Perhaps there still is a fear of losing employment to automation, a common theme of many critiques of AI in the workplace. But like any new technology, AI will re-shape the way we work rather than remove the need for work. In fact, the introduction of AI in business processes is certainly going to create brand new jobs for people to fulfil.
One of the most important reasons for this that AI is still a very particular kind of intelligence, with very particular applications.
AI takes care of the detail and routine
Although the AI revolution that is sweeping business right now seems all-encompassing, there are still tasks that are better (or less) suited to AI than others. For instance, AIs are very well adapted to routinized, yet complex work.
Tasks that demand consistent concentration on detail, the application of algorithmic judgements, and follow well-known, predictable workflows are ideal for AI application.
In the recruitment and talent management professions, AIs can assist with process flow, assessment and collation of data, and using algorithmic, mechanical judgement in talent decisions.
AI as a co-worker
The image that emerges from the preceding discussion is that AI will be a partner or co-worker in the recruitment sphere, rather than a replacement for recruitment and talent management professionals.
Indeed, an emerging competency that requires further research is the capability of individual workers to cooperate successfully with AI. In all likelihood, this competency (or cluster of competencies) will become an important and sought-after resource for organizations in the future.
If AIs are to become partners in recruitment and talent management, what will the new world-of-work be like?

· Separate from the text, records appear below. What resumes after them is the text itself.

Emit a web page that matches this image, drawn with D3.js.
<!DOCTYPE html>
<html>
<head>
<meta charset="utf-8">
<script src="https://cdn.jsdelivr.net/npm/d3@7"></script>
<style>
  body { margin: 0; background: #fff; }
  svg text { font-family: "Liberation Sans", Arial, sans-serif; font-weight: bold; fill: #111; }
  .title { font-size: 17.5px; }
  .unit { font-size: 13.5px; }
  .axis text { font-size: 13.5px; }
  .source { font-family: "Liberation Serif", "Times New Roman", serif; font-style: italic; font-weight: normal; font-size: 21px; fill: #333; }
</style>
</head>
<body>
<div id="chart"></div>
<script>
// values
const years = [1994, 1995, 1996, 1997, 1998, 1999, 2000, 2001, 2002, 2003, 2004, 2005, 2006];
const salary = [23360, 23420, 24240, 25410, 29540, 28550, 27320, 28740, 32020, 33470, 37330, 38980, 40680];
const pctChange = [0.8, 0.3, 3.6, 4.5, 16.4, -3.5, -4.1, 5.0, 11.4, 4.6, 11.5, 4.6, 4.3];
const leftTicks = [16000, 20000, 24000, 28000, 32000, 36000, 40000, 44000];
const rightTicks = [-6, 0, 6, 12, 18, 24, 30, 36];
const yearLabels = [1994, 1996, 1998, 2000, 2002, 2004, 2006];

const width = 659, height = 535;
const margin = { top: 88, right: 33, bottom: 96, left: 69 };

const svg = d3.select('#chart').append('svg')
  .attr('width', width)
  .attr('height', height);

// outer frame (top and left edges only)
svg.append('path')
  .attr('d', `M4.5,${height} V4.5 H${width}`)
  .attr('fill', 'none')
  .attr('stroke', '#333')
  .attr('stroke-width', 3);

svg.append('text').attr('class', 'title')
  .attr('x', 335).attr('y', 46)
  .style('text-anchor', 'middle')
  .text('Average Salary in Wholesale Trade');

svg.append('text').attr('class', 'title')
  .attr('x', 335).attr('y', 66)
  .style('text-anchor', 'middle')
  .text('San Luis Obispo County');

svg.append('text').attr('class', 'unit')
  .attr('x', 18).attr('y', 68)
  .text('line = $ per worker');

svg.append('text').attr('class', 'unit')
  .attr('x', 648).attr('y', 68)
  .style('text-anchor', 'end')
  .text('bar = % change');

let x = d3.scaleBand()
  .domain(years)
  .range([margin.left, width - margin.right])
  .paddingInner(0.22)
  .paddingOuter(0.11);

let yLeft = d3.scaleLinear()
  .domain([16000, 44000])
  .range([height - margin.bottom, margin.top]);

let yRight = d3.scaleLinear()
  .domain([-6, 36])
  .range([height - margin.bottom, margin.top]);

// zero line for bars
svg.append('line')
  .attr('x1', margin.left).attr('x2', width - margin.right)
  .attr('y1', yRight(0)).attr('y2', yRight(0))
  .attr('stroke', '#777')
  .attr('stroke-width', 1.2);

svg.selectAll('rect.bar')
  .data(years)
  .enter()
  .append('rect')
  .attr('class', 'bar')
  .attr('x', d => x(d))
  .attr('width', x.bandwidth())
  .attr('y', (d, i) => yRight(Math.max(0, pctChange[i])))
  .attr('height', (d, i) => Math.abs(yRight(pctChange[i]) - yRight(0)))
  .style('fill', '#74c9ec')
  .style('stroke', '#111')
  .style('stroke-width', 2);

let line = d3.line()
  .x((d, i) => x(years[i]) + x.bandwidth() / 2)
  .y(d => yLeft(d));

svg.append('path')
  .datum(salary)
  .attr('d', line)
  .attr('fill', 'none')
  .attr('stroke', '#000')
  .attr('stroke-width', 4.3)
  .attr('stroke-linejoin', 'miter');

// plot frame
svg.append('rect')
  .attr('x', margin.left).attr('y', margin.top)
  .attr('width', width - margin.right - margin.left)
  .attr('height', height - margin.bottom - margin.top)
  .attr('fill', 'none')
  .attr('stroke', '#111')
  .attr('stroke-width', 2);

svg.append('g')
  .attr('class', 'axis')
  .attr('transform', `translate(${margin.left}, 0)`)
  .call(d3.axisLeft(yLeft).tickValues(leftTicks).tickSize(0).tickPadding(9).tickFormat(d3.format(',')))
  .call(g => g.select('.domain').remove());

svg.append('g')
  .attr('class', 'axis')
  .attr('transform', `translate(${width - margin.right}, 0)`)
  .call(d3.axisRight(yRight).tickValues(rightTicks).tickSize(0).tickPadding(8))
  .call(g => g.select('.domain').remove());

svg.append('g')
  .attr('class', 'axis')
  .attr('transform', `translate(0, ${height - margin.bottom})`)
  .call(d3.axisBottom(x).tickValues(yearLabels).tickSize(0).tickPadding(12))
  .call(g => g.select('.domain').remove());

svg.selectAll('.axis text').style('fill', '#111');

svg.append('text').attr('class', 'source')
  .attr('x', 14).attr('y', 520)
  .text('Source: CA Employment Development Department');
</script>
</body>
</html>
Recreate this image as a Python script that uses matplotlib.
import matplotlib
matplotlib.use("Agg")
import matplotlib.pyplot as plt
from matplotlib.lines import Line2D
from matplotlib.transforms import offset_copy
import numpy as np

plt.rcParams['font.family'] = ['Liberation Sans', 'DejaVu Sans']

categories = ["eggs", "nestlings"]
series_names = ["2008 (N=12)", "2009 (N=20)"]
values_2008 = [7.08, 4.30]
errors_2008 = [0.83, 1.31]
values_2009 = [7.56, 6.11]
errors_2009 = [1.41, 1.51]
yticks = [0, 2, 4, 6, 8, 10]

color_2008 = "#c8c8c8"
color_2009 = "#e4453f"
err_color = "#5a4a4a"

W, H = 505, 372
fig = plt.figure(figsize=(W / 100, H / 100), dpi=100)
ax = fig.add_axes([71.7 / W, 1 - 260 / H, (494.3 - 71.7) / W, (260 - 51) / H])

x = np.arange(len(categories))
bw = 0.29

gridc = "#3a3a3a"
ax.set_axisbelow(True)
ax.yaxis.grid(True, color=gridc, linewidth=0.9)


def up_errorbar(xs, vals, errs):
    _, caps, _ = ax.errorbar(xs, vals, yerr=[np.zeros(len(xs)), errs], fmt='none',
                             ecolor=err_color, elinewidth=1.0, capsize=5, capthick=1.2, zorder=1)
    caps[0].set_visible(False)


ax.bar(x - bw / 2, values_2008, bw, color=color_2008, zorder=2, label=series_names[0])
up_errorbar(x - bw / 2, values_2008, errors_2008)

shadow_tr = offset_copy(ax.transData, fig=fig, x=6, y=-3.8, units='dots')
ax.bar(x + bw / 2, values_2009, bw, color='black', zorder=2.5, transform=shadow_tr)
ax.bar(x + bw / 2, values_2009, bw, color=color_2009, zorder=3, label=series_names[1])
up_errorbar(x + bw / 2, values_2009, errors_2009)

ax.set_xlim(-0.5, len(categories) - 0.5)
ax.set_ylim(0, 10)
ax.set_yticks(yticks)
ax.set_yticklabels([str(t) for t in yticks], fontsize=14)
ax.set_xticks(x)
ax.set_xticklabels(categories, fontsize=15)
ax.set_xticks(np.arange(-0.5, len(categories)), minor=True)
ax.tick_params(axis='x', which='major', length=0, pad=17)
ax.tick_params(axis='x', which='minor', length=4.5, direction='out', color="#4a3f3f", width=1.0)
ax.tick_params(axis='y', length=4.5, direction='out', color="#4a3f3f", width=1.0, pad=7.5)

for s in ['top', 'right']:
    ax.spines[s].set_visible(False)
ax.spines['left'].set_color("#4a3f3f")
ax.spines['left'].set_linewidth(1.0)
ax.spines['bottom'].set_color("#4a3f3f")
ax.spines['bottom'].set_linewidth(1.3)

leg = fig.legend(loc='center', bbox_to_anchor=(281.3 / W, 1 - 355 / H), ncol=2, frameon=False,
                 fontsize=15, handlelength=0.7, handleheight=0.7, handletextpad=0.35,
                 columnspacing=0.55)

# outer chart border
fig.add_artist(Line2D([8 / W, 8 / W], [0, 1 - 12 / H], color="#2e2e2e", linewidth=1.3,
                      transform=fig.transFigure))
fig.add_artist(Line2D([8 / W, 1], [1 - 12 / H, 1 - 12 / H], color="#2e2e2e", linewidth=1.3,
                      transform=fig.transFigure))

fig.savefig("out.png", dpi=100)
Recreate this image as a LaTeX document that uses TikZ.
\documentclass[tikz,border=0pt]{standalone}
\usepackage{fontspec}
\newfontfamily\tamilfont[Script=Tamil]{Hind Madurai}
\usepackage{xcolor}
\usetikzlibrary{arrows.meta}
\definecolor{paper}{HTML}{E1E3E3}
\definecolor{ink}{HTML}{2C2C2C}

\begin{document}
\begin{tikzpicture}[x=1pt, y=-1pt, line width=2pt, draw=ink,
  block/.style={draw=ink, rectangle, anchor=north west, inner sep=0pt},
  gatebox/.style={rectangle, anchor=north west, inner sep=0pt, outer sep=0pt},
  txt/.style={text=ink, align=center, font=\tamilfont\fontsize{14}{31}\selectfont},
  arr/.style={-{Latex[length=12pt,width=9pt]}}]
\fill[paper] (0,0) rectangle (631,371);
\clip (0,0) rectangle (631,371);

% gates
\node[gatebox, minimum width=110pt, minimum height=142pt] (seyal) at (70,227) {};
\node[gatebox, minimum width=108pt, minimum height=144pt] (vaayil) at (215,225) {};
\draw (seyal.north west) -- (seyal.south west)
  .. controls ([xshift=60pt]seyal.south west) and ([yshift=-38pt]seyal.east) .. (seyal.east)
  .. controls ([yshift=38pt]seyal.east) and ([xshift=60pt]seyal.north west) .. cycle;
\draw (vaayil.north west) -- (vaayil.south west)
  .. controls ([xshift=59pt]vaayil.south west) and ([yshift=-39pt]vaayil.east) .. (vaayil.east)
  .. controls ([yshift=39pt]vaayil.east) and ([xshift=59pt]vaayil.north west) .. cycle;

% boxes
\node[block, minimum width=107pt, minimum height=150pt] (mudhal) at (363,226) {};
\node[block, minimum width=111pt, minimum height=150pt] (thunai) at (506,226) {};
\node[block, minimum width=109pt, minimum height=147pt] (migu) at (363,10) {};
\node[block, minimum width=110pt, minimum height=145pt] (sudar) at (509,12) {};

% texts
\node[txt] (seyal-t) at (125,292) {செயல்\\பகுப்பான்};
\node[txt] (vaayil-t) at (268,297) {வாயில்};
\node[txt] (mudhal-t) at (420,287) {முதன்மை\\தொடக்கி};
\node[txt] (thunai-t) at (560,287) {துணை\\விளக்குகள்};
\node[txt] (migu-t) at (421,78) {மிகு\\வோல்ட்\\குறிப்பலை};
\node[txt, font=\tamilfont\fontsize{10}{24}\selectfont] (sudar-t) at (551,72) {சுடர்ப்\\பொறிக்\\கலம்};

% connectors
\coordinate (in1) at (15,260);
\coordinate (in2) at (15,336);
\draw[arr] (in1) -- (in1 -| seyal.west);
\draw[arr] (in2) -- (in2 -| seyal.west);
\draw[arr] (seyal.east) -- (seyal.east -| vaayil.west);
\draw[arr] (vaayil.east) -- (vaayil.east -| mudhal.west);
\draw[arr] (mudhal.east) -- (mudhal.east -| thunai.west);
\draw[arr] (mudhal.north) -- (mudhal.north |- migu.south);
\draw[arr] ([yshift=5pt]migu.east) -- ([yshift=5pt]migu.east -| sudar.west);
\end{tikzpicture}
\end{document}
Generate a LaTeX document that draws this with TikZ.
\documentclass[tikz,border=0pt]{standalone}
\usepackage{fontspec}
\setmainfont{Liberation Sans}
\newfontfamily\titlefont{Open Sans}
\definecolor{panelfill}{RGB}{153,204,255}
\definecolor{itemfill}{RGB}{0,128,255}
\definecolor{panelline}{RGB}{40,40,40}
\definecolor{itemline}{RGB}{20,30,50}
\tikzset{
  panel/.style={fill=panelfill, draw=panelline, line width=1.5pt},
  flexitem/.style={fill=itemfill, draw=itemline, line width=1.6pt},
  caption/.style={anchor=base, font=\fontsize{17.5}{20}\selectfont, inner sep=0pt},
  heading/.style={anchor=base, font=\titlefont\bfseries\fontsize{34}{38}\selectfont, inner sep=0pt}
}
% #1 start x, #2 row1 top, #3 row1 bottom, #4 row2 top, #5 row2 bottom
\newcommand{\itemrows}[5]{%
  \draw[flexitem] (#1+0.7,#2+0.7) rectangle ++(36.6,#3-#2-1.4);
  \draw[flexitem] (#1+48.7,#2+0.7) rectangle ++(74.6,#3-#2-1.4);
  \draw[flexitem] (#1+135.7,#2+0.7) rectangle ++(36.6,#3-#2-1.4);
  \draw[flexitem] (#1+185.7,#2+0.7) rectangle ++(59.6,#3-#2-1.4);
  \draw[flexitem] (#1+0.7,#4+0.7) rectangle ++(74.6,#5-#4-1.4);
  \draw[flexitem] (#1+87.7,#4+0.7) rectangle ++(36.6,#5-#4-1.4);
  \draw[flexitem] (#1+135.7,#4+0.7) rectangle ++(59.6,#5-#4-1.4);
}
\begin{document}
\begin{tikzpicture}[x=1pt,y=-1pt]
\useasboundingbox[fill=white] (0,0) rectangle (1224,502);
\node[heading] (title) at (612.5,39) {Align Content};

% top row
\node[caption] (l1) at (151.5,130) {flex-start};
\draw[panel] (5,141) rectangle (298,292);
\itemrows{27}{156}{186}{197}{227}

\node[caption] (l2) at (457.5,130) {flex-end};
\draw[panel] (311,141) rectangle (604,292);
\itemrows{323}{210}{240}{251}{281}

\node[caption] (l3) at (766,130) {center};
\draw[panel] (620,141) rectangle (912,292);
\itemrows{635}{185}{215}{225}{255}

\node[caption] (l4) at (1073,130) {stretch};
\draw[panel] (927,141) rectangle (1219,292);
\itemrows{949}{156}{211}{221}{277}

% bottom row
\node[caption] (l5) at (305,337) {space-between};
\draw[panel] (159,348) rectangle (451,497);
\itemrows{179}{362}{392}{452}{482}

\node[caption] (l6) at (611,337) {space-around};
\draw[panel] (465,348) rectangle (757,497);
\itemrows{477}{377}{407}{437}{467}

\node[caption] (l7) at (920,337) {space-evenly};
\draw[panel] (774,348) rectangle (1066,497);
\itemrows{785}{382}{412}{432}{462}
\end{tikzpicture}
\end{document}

For one, it will be a more efficient one that will be (relatively) free of unnecessary administrative burden. With AIs taking care of routinized tasks and helping to make more accurate talent predictions, recruiters and talent managers are free to concentrate on more human-related value-adds. Examples include improving candidate experiences, making sense of talent data for the larger organization, and consulting with key talent stakeholders.
Perhaps a more apt metaphor for the introduction of AI into recruitment is not the ominous robot that takes away people’s jobs, but rather the hyper-efficient personal assistant that enhances their work.
Current applications of AI in recruitment
The future of AI in recruitment points to AI as co-worker, but there are current applications of AI to the field that hints at what that might look like:
The application of AI to video interviewing (known as video assessments), is fast becoming one of the most exciting and powerful applications of AI to recruitment.
Based on well-researched and robust predictive algorithms, AI is able to predict outcome variables like job fit and performance based on deep learning and analysis of interview data points (e.g. voice tone, answer content, expressions).
Using AI in this way has the potential to reduce bias in interviewing, dramatically reduce time-to-hire, and improve both the experience of recruiters and candidates throughout the talent selection process.
At TTS, we have partnered with international best-of-breed product providers in this space to help our talent management and recruitment clients realize the massive benefits of this technology.
In this article, we reviewed the claim that artificial intelligence is a competitive advantage for recruiters and talent management professionals. Based on the preceding points, it seems to be a warranted conclusion: AI will continue to shape and influence how recruiters and talent professionals do their jobs, from the processes they follow to the judgements they make.